Centrale Raad van Beroep
In deze zaak staat de weigering van het Uitvoeringsinstituut werknemersverzekeringen (Uwv) om appellant per 8 september 2022 een WW-uitkering toe te kennen centraal. Appellant verleende zorg aan zijn schoonmoeder en ontving hiervoor een vergoeding, maar het Uwv oordeelde dat er geen sprake was van een gezagsverhouding, wat essentieel is voor de kwalificatie als werknemer onder de Werkloosheidswet (WW). De rechtbank Midden-Nederland had eerder het bezwaar van appellant ongegrond verklaard, en in hoger beroep bevestigde de Centrale Raad van Beroep deze uitspraak.

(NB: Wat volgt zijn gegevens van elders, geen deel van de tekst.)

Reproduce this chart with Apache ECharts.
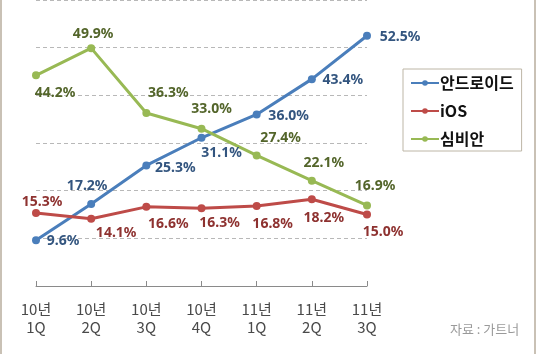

De Raad oordeelde dat appellant niet aannemelijk had gemaakt dat er wel degelijk een gezagsverhouding bestond, en dat zijn schriftelijke verklaringen hierover niet onderbouwd waren. De Raad volgde de rechtbank in haar oordeel dat de voorwaarden voor een arbeidsovereenkomst niet waren vervuld, en dat appellant dus niet als werknemer kon worden aangemerkt. De uitspraak van de rechtbank werd bevestigd, wat betekent dat de weigering van de WW-uitkering in stand blijft. Appellant krijgt geen vergoeding voor proceskosten of griffierecht.